What you see as jagged in render isn't actually jagged. A curved surface gives an infinite number of possibilities for light reflection, so computer renditions limit them to a manageable number by fitting facets that approximate the surface, and that's what you see. Workplanes aren't that complex. You've drawn 2D splines, and they have to be on different planes to loft. Each object in your drawing is associated with a coordinate system, and the x,y plane of that system is a workplane. Select even a 3D curve and you see the origin and axes that it's associated with, transformations to the object are relative to those. TC lets you put the origin anywhere, and orient its axes however you wish, so any translation and transformation of any object is possible relative to any point with any orientation. That's quite a simple concept, yet almost infinitely flexible - when you understand how to use it with TC.

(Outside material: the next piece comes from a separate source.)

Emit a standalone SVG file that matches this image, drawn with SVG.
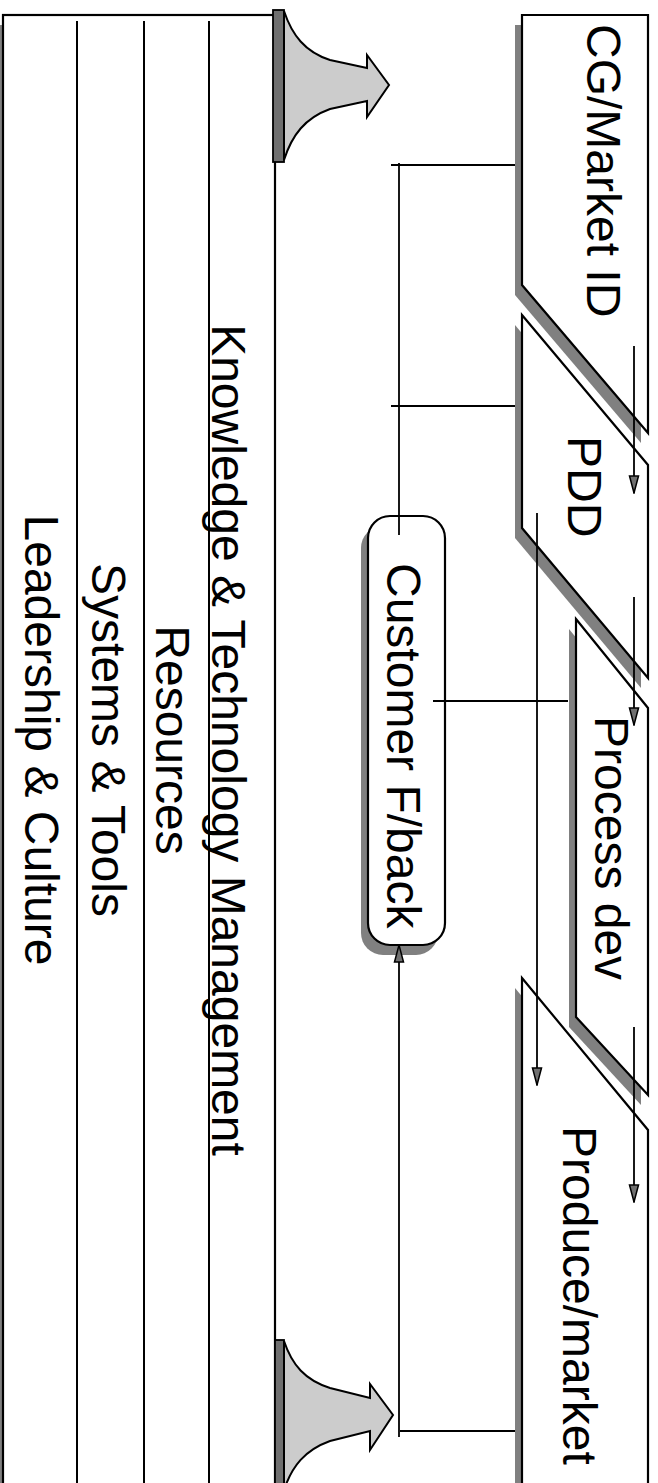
<svg xmlns="http://www.w3.org/2000/svg" width="658" height="1483" viewBox="0 0 658 1483">
<defs>
<style>
.box{fill:#fff;stroke:#000;stroke-width:2.2;stroke-linejoin:miter}
.shadow{fill:#808080;stroke:none}
.lbl{font-family:"Liberation Sans",Arial,sans-serif;font-size:48px;fill:#000}
.sep{stroke:#000;stroke-width:2;fill:none}
.bar{fill:#707070;stroke:#000;stroke-width:1.8}
.funnel{fill:#cccccc;stroke:#000;stroke-width:2;stroke-linejoin:miter}
.conn{stroke:#000;stroke-width:1.8;fill:none}
.arr{marker-end:url(#ah)}
</style>
<marker id="ah" markerUnits="userSpaceOnUse" viewBox="0 0 19 12" refX="18" refY="6" markerWidth="19" markerHeight="12" orient="auto">
<path d="M1,1.5 L18,6 L1,10.5 Z" fill="#707070" stroke="#000" stroke-width="1.5"/>
</marker>
</defs>
<rect width="658" height="1483" fill="#fff"/>

<g id="foundation">
<rect class="shadow" x="-4" y="25" width="272" height="1480"/>
<rect class="box" x="3" y="15" width="272" height="1490"/>
<line class="sep" x1="77" y1="21" x2="77" y2="1490"/>
<line class="sep" x1="144" y1="21" x2="144" y2="1490"/>
<line class="sep" x1="209" y1="21" x2="209" y2="1490"/>
<text class="lbl" text-anchor="middle" transform="translate(212,740) rotate(90)">Knowledge &amp; Technology Management</text>
<text class="lbl" text-anchor="middle" transform="translate(156,740) rotate(90)">Resources</text>
<text class="lbl" text-anchor="middle" transform="translate(92,740) rotate(90)">Systems &amp; Tools</text>
<text class="lbl" text-anchor="middle" transform="translate(25,740) rotate(90)">Leadership &amp; Culture</text>
</g>

<g id="arrow-top">
<rect class="bar" x="273" y="10" width="11" height="152"/>
<path class="funnel" d="M284,11 C292,35 305,52 330,60 L367,68 L367,55 L389,85 L367,117 L367,101 L330,109 C305,118 292,135 284,160 Z"/>
</g>

<g id="arrow-bottom">
<rect class="bar" x="275" y="1340" width="9" height="160"/>
<path class="funnel" d="M284,1341 C292,1365 305,1380 330,1388 L370,1398 L370,1384 L393,1415 L370,1450 L370,1431 L330,1441 C305,1450 292,1466 284,1490 Z"/>
</g>

<g id="cg-market-id">
<polygon class="shadow" points="515,25 641,25 641,443 515,295"/>
<polygon class="box" points="522,15 648,15 648,433 522,285"/>
<text class="lbl" transform="translate(587,24) rotate(90)">CG/Market ID</text>
</g>

<g id="pdd">
<polygon class="shadow" points="515,325 641,475 641,688 515,538"/>
<polygon class="box" points="522,315 648,465 648,678 522,528"/>
<text class="lbl" transform="translate(568,436) rotate(90)">PDD</text>
</g>

<g id="process-dev">
<polygon class="shadow" points="569,629 641,718 641,1105 569,1027"/>
<polygon class="box" points="576,619 648,708 648,1095 576,1017"/>
<text class="lbl" transform="translate(595,716) rotate(90)">Process dev</text>
</g>

<g id="produce-market">
<polygon class="shadow" points="515,988 641,1140 641,1500 515,1500"/>
<polygon class="box" points="522,978 648,1130 648,1500 522,1500"/>
<text class="lbl" transform="translate(563,1126) rotate(90)">Produce/market</text>
</g>

<g id="customer-feedback">
<rect class="shadow" x="361" y="526" width="77" height="429" rx="22" ry="22"/>
<rect class="box" x="368" y="516" width="77" height="429" rx="22" ry="22"/>
<text class="lbl" transform="translate(387,563) rotate(90)">Customer F/back</text>
</g>

<g id="connectors">
<line class="conn" x1="391" y1="165" x2="515" y2="165"/>
<line class="conn" x1="391" y1="406" x2="515" y2="406"/>
<line class="conn" x1="399" y1="163" x2="399" y2="535"/>
<line class="conn" x1="433" y1="701" x2="568" y2="701"/>
<line class="conn arr" x1="537" y1="513" x2="537" y2="1085"/>
<line class="conn arr" x1="634" y1="346" x2="634" y2="493"/>
<line class="conn arr" x1="634" y1="597" x2="634" y2="725"/>
<line class="conn arr" x1="634" y1="1027" x2="634" y2="1202"/>
<line class="conn" x1="400" y1="1431" x2="515" y2="1431"/>
<line class="conn arr" x1="399" y1="1437" x2="399" y2="945"/>
</g>
</svg>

"Won't shell" refers to one of TC's capabilities. When you loft open shapes, you create a zero-thickness surface. When you loft closed figures, you create enclosed volumes. You can "shell" either, which gives thickness to a surface, and makes volume solids hollow with constant-thickness walls. That can't happen in all instances. If a surface is too irregular or falls outside some other criteria, shelling fails. Lofting is a pressure, or smoothness, distribution system, and lofting an open surface is less demanding than lofting a closed one. The ability to shell is a good indicator of whether or not a surface is smooth. You've oriented your fin flat on the world workplane, I've altered the orientation of the tip spline, so the resulting surface dips into the space below z=0, then sliced off the part that does so. TC, like other CAD applications, adds and subtracts 3D objects from one another. Slicing is a boolean operation that separates two parts of an object with a plane.
"Coincident splines" just means two or more splines occupying the same space.
TC is capable of making your fins in many more ways than one, but its capability has a learning curve. It can't create the objects you want it to unless you know how to tell it to.